We stood up for America’s wildest forests--but another big fight is on the horizon

Montana's Gallatin National Forest, which contains hundreds of thousands of acres of "roadless" wild forest.

Credit: Conor Gaffney, flickr.

Thanks to you, key senators stood up for our wild forests and blocked proposals that could have allowed reckless logging and road-building. Give yourselves a hand—and get ready to stand up to the Trump administration in the months ahead.

Congress has passed a bill to fund the federal government without proposals that could have introduced logging and road-building to millions of acres of America's wildest forests.

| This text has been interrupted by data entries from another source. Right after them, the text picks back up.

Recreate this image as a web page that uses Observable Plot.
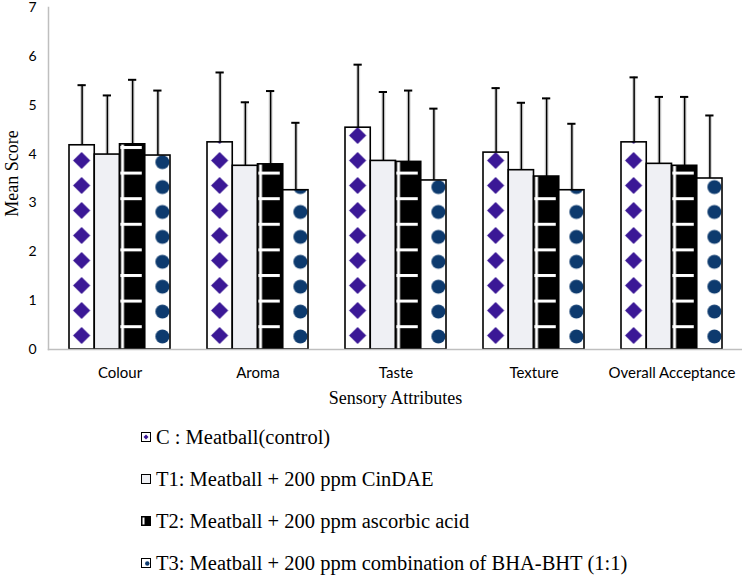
<!DOCTYPE html>
<html><head><meta charset="utf-8">
<script src="https://cdn.jsdelivr.net/npm/d3@7"></script>
<script src="https://cdn.jsdelivr.net/npm/@observablehq/plot@0.6"></script>
<style>
body{margin:0;background:#fff;}
#chart svg{display:block;}
.legend{margin-left:141px;padding-top:6px;font-family:"Liberation Serif",serif;font-size:20.5px;color:#000;}
.legend div{height:42px;display:flex;align-items:center;white-space:nowrap;}
.legend svg{margin-right:5px;flex:none;}
</style></head><body>
<div id="chart"></div>
<div class="legend" id="legend"></div>
<script>
const categories = ["Colour", "Aroma", "Taste", "Texture", "Overall Acceptance"];
const seriesKeys = ["C", "T1", "T2", "T3"];
const seriesLabels = [
  "C : Meatball(control)",
  "T1: Meatball + 200 ppm CinDAE",
  "T2: Meatball + 200 ppm ascorbic acid",
  "T3: Meatball + 200 ppm combination of BHA-BHT (1:1)"
];
const meanC  = [4.18, 4.24, 4.54, 4.03, 4.24];
const meanT1 = [3.99, 3.76, 3.86, 3.67, 3.80];
const meanT2 = [4.20, 3.79, 3.84, 3.54, 3.76];
const meanT3 = [3.97, 3.26, 3.46, 3.26, 3.50];
const sdC  = [1.23, 1.43, 1.29, 1.32, 1.33];
const sdT1 = [1.21, 1.30, 1.41, 1.38, 1.37];
const sdT2 = [1.32, 1.50, 1.46, 1.60, 1.41];
const sdT3 = [1.33, 1.38, 1.47, 1.36, 1.29];
const yTicks = [0, 1, 2, 3, 4, 5, 6, 7];
const yTitle = "Mean Score";
const xTitle = "Sensory Attributes";

const means = {C: meanC, T1: meanT1, T2: meanT2, T3: meanT3};
const sds = {C: sdC, T1: sdT1, T2: sdT2, T3: sdT3};
const data = categories.flatMap((c, i) => seriesKeys.map(s => ({
  category: c, series: s, mean: means[s][i], upper: means[s][i] + sds[s][i]
})));

const W = 742, H = 410, ML = 48, MR = 0, MT = 7, MB = 61;
const xOptions = {type: "band", domain: categories, paddingInner: 0.27, paddingOuter: 0.135, round: true};
const xScale = Plot.scale({x: {...xOptions, range: [ML, W - MR]}});
const sub = xScale.bandwidth / seriesKeys.length; // width of one series bar within a category band

const sansFont = "Lato, 'Open Sans', sans-serif";
const serifFont = "'Liberation Serif', serif";
const seriesFill = {C: "white", T1: "#eff0f4", T2: "black", T3: "white"};

const seriesMarks = seriesKeys.flatMap((s, k) => {
  const rows = data.filter(d => d.series === s);
  const inL = k * sub, inR = (seriesKeys.length - 1 - k) * sub;
  const off = inL + sub / 2 - xScale.bandwidth / 2;
  return [
    Plot.ruleX(rows, {x: "category", y1: "mean", y2: "upper", dx: off, stroke: "#d6d6d6", strokeWidth: 4}),
    Plot.ruleX(rows, {x: "category", y1: "mean", y2: "upper", dx: off, stroke: "black", strokeWidth: 1.5}),
    Plot.tickY(rows, {x: "category", y: "upper", insetLeft: inL + 8.5, insetRight: inR + 8.5, stroke: "black", strokeWidth: 2}),
    Plot.barY(rows, {x: "category", y: "mean", insetLeft: inL, insetRight: inR,
      fill: seriesFill[s], stroke: "black", strokeWidth: 1.6, ariaLabel: d => "bar-" + d.series})
  ];
});

const plot = Plot.plot({
  width: W, height: H,
  marginLeft: ML, marginRight: MR, marginTop: MT, marginBottom: MB,
  x: {...xOptions, label: null},
  y: {domain: [0, 7]},
  marks: [
    ...seriesMarks,
    Plot.frame({anchor: "left", stroke: "#bfbfbf", strokeWidth: 1.5}),
    Plot.frame({anchor: "bottom", stroke: "#bfbfbf", strokeWidth: 1.5}),
    Plot.axisY({ticks: yTicks, tickFormat: d3.format("d"), tickSize: 0, tickPadding: 12,
      fontFamily: sansFont, fontSize: 14, label: null}),
    Plot.axisX({tickSize: 0, tickPadding: 18, fontFamily: sansFont, fontSize: 15, label: null}),
    Plot.text([yTitle], {text: d => d, frameAnchor: "left", rotate: -90, dx: -36, dy: -5,
      textAnchor: "middle", lineAnchor: "middle",
      fontFamily: serifFont, fontSize: 18, fill: "black"}),
    Plot.text([xTitle], {text: d => d, frameAnchor: "bottom", dy: 49,
      textAnchor: "middle", lineAnchor: "middle",
      fontFamily: serifFont, fontSize: 18, fill: "black"})
  ]
});
document.getElementById("chart").appendChild(plot);

// pattern fills, anchored to each bar drawn by Plot
const NS = "http://www.w3.org/2000/svg";
const svg = plot.tagName.toLowerCase() === "svg" ? plot : plot.querySelector("svg");
const defs = document.createElementNS(NS, "defs");
svg.insertBefore(defs, svg.firstChild);
function el(tag, attrs, parent) {
  const e = document.createElementNS(NS, tag);
  for (const k in attrs) e.setAttribute(k, attrs[k]);
  if (parent) parent.appendChild(e);
  return e;
}
let pid = 0;
for (const s of ["C", "T2", "T3"]) {
  svg.querySelectorAll(`[aria-label="bar-${s}"]`).forEach(r => {
    const x = +r.getAttribute("x"), y = +r.getAttribute("y");
    const w = +r.getAttribute("width"), h = +r.getAttribute("height");
    const bottom = y + h;
    const id = "pat" + (pid++);
    let P, py;
    if (s === "C") { P = 25; py = bottom - 13.5 - P / 2; }
    else if (s === "T2") { P = 25.6; py = bottom - 22.3 - 1.5; }
    else { P = 24.9; py = bottom - 12.5 - P / 2; }
    const pat = el("pattern", {id, patternUnits: "userSpaceOnUse", x, y: py, width: w, height: P}, defs);
    if (s === "C") {
      el("rect", {x: 0, y: 0, width: w, height: P, fill: "white"}, pat);
      const cx = w / 2, cy = P / 2, a = 8.6;
      el("polygon", {points: `${cx},${cy - a} ${cx + a},${cy} ${cx},${cy + a} ${cx - a},${cy}`, fill: "#3b1896"}, pat);
    } else if (s === "T2") {
      el("rect", {x: 0, y: 0, width: w, height: P, fill: "black"}, pat);
      el("rect", {x: 1.5, y: 0, width: 3, height: P, fill: "white"}, pat);
      el("rect", {x: 0, y: 0, width: w - 3, height: 3, fill: "white"}, pat);
    } else {
      el("rect", {x: 0, y: 0, width: w, height: P, fill: "white"}, pat);
      el("circle", {cx: w * 0.7, cy: P / 2, r: 7, fill: "#0d3a6e"}, pat);
    }
    r.setAttribute("fill", `url(#${id})`);
  });
}

// legend below the chart
const legend = document.getElementById("legend");
const swatch = {
  C: `<rect x="0.5" y="0.5" width="9" height="9" fill="white" stroke="black"/><polygon points="5,2.5 7.5,5 5,7.5 2.5,5" fill="#3b1896"/>`,
  T1: `<rect x="0.5" y="0.5" width="9" height="9" fill="#eff0f4" stroke="black"/>`,
  T2: `<rect x="0.5" y="0.5" width="9" height="9" fill="black" stroke="black"/><rect x="1.5" y="1.5" width="2" height="7" fill="white"/>`,
  T3: `<rect x="0.5" y="0.5" width="9" height="9" fill="white" stroke="black"/><circle cx="6.3" cy="5.5" r="2.2" fill="#0d3a6e"/>`
};
seriesKeys.forEach((s, i) => {
  const row = document.createElement("div");
  row.innerHTML = `<svg width="10" height="10" viewBox="0 0 10 10">${swatch[s]}</svg><span>${seriesLabels[i]}</span>`;
  legend.appendChild(row);
});
</script>
</body></html>
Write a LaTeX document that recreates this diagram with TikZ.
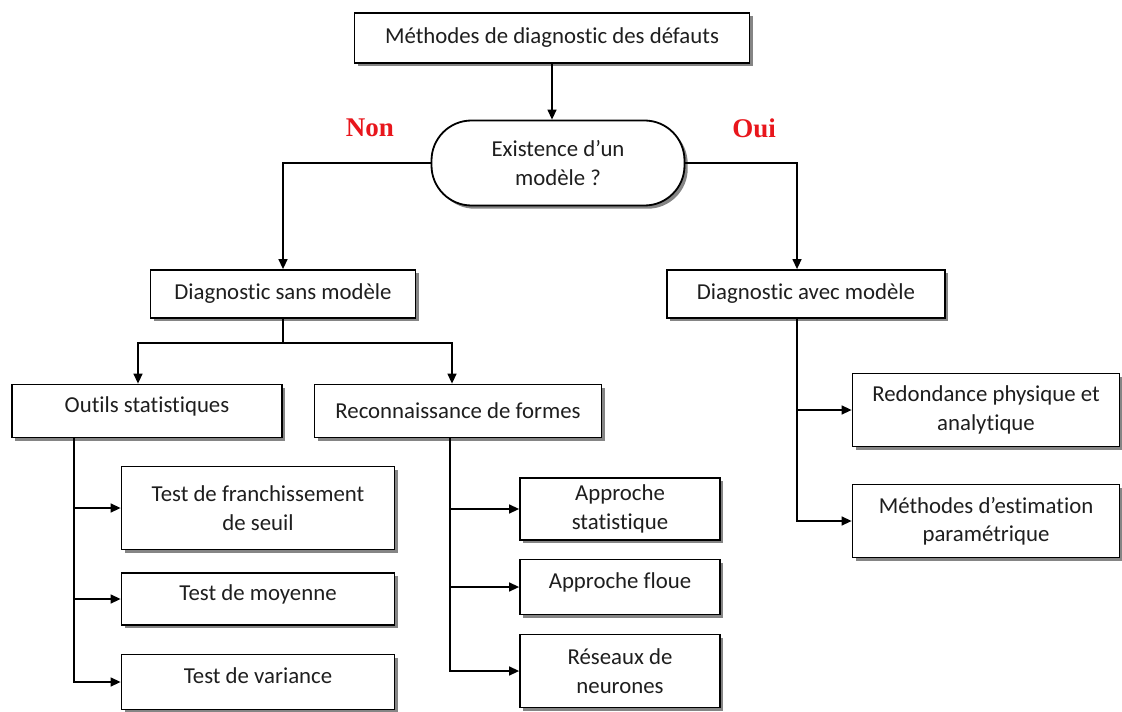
\documentclass[tikz,border=0pt]{standalone}
\usepackage{fontspec}
\setmainfont{Carlito}[Ligatures=NoCommon]
\newfontfamily\serifbf{Liberation Serif}
\usetikzlibrary{arrows.meta,shadows,calc}
\definecolor{rouge}{RGB}{232,22,28}
\definecolor{texte}{RGB}{30,30,30}

\tikzset{
  box/.style={draw, line width=0.9pt, fill=white, text=texte, align=center,
    inner sep=2pt, font=\fontsize{11.4}{14.2}\selectfont,
    drop shadow={shadow xshift=1.6pt, shadow yshift=-1.6pt, fill=black!60, opacity=0.8}},
  haut/.style={text depth=6pt},
  rep/.style={font=\serifbf\bfseries\fontsize{13.5}{15}\selectfont, text=rouge},
  arr/.style={line width=0.7pt, -{Triangle[length=5pt,width=4.5pt]}},
  lien/.style={line width=0.7pt}
}

\begin{document}
\begin{tikzpicture}[x=0.5pt, y=-0.5pt]
\useasboundingbox (0,0) rectangle (1122,711);

% racine et question
\node[box, minimum width=197.5pt, minimum height=25pt] (top) at (552,38) {Méthodes de diagnostic des défauts};
\node[box, minimum width=126.5pt, minimum height=42.5pt, rounded corners=20pt] (ex) at (558,163) {Existence d’un\\modèle ?};
\node[rep] (non) at (370,128) {Non};
\node[rep] (oui) at (754,128) {Oui};

% deux familles
\node[box, minimum width=132.5pt, minimum height=24pt] (sans) at (283,294) {Diagnostic sans modèle};
\node[box, minimum width=139pt, minimum height=24pt] (avec) at (806,294) {Diagnostic avec modèle};

% sans modele
\node[box, haut, minimum width=135pt, minimum height=26.5pt] (outils) at (147,411) {Outils statistiques};
\node[box, minimum width=143.5pt, minimum height=26.5pt] (forme) at (458,411) {Reconnaissance de formes};

\node[box, minimum width=136.5pt, minimum height=41.5pt] (seuil) at (258,508) {Test de franchissement\\de seuil};
\node[box, haut, minimum width=136.5pt, minimum height=26pt] (moy) at (258,599) {Test de moyenne};
\node[box, haut, minimum width=136.5pt, minimum height=27.5pt] (var) at (258,682) {Test de variance};

\node[box, minimum width=100pt, minimum height=31pt] (appst) at (620,509) {Approche\\statistique};
\node[box, haut, minimum width=100pt, minimum height=27.5pt] (floue) at (620,587) {Approche floue};
\node[box, minimum width=100pt, minimum height=36.5pt] (reseau) at (620,671) {Réseaux de\\neurones};

% avec modele
\node[box, minimum width=133.5pt, minimum height=36.5pt] (redond) at (986,410) {Redondance physique et\\analytique};
\node[box, minimum width=133.5pt, minimum height=36.5pt] (estim) at (986,521) {Méthodes d’estimation\\paramétrique};

% connecteurs
\coordinate (t1) at ($(outils.south west)+(63,0)$);
\coordinate (t2) at ($(forme.south)+(-8,0)$);
\coordinate (t3) at ($(avec.south)+(-9,0)$);

\draw[arr] (top.south) -- (top.south |- ex.north);
\draw[arr] (ex.west) -| (sans.north);
\draw[arr] (ex.east) -| (t3 |- avec.north);

\draw[lien] (sans.south) -- ++(0,24) coordinate (js);
\draw[arr] (js) -| ($(outils.north)+(-9,0)$);
\draw[arr] (js) -| ($(forme.north)+(-6,0)$);

\draw[arr] (t1) |- (var.west);
\draw[arr] (t1 |- seuil.west) -- (seuil.west);
\draw[arr] (t1 |- moy.west) -- (moy.west);

\draw[arr] (t2) |- (reseau.west);
\draw[arr] (t2 |- appst.west) -- (appst.west);
\draw[arr] (t2 |- floue.west) -- (floue.west);

\draw[arr] (t3) |- (estim.west);
\draw[arr] (t3 |- redond.west) -- (redond.west);
\end{tikzpicture}
\end{document}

With your help, we defeated a proposal to allow road construction and logging in our wildest national forest lands

Key senators rejected "riders" offered by Alaska Sen. Lisa Murkowski that would have exempted Alaska’s two national forests, the Tongass National Forest and Chugach National Forest, from the 2001 Roadless Area Conservation Rule

Photo gallery: This Alaska forest is being targeted for potential logging and road-building

Right off the bat, these riders could have introduced logging and road-building to nearly 15 million acres of pristine forest in America's wildest frontier. Even more troubling, they could have set a precedent leading to development in wild forest areas across the U.S., likely including some public lands near you. That would have jeopardized everything from wildlife habitat to clean drinking water to the robust outdoor recreation economy.

Alaska's Tongass National Forest, whose wildest areas could have been opened for road-building and logging under recent proposals. Credit: Amy Gulick/amygulick.com.

Despite the inclusion of some other bad environmental measures in the larger funding package, blocking these proposals was a big win. Thanks in part to our followers calling on their senators in the last few weeks, we averted what would have been the first ever legislative maneuver allowing road construction and logging in "roadless" national forest lands.

Because of you and some dedicated elected officials, tens of millions of acres of our wildest forests are a little more secure today. Give yourselves a hand.

New (and not-so-new) threats to Our Wild Forests loom

As is almost always the case, this threat isn't quite dead—only deferred. Anti-conservation forces have a lot of momentum in Washington, and that means oil, gas, coal and timber companies will keep trying to gain inroads (quite literally, in this case) into our wild public lands.

Sen. Murkowski is expected to try to push new measures targeting wild forests the next chance she gets. Additionally, the state of Alaska has officially asked the Trump administration to exempt the Tongass National Forest from the Roadless Rule, which would lead to the same slippery slope we described above.

That means that while you did a great job, there won't be too much time to rest on your laurels. We'll be calling on you again in the coming months to stand up for Our Wild Forests in Alaska, your home state, and everywhere in between.